Tonawanda Coke closed less than a week after filing for bankruptcy.
Erie Coke is not closing, even though its sister plant outside Buffalo has ceased operations.
Tonawanda Coke completed its shutdown process, the New York State Department of Environmental Conservation announced Tuesday. The facility’s gas lines have been purged and all coke ovens are empty.
Meanwhile, Erie Coke continues to operate.
Company officials declined to comment, but a Pennsylvania Department of Environmental Protection spokeswoman said DEP has not been notified about any changes at the bayfront plant, which is located at the foot of East Avenue.
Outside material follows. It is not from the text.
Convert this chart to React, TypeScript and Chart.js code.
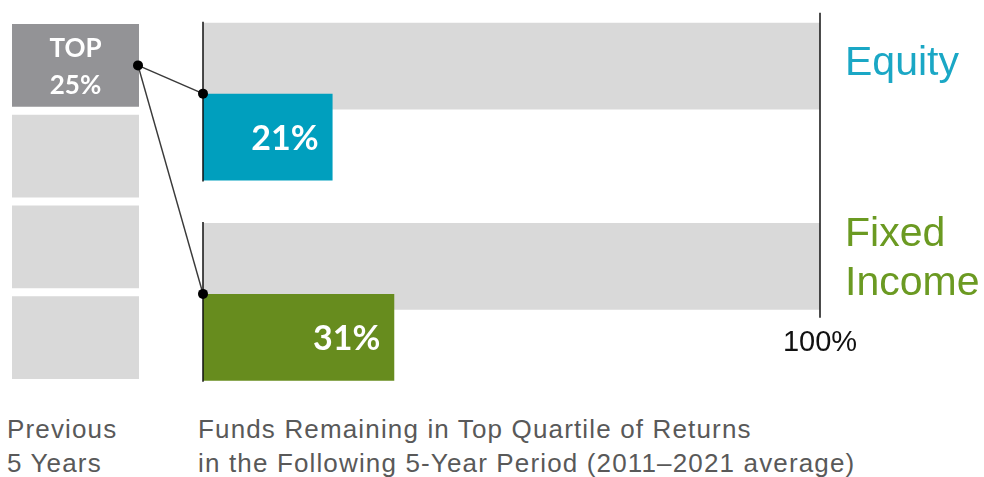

“Erie Coke has not contacted us about any type of closure,” DEP spokeswoman Melanie Williams said. Plant officials would be required to notify the DEP within 90 days of the cessation of operations or discharge.
Tonawanda Coke closed less than a week after it filed for bankruptcy protection. Company officials said in court documents that the company had $7 million in liabilities but the figure could increase because of outstanding lawsuits, the Buffalo News reported.
Twenty lawsuits have been filed against Tonawanda Coke. It also still owes $2 million of the $25 million in fines the company was ordered to pay in 2013 for violating the federal Clean Air Act.
Erie Coke is not mentioned in Tonawanda Coke’s bankruptcy listing, except as a creditor, and the Erie plant has not filed for bankruptcy protection. Erie Coke and Tonawanda Coke are separate companies but have the same owners.
“Erie Coke’s National Pollutant Discharge Elimination System Permit requires them to notify the department in writing of its intent to cease operations 90 days prior to the cessation of operations or the cessation of discharge,” Williams said in a follow-up email.
The DEP is reviewing Erie Coke’s applications for new NPDES and Title V Air permits. The company must do additional public outreach to receive a new Title V permit.
Erie Coke’s last permit expired in February but it is allowed to continue operating because it applied for a new one before the expiration date. DEP officials have not said when the review will be completed.
“But it will be followed by a 60-day public review period that will include a public meeting and a public hearing,” Williams said.
Environmental activists who have been monitoring Erie Coke’s emissions said this has been a unique permit renewal process for Erie Coke.
“I don’t think there has been a permit renewal that has had so much close scrutiny from Erie County,” said Mike Campbell, a spokesman for the community organization Hold Erie Coke Accountable. “I hope the DEP takes a long, hard look that considers the number of violations they have had and how Erie Coke can stop them.”
The DEP has issued two notices of violation against Erie Coke in the past two months. One notice was issued Oct. 1 for two violations:
- The percent of door leaks was greater than 10 percent.
- The percent of offtake leaks was greater than 5 percent.
The other notice was issued Sept. 7 for a single violation:
- The percent of offtake leaks was greater than 5 percent.
No fines or other actions about these violations has been taken by the DEP, Williams said. Erie Coke’s emissions have caused the company to pay more than $4.8 million in penalties since 2010.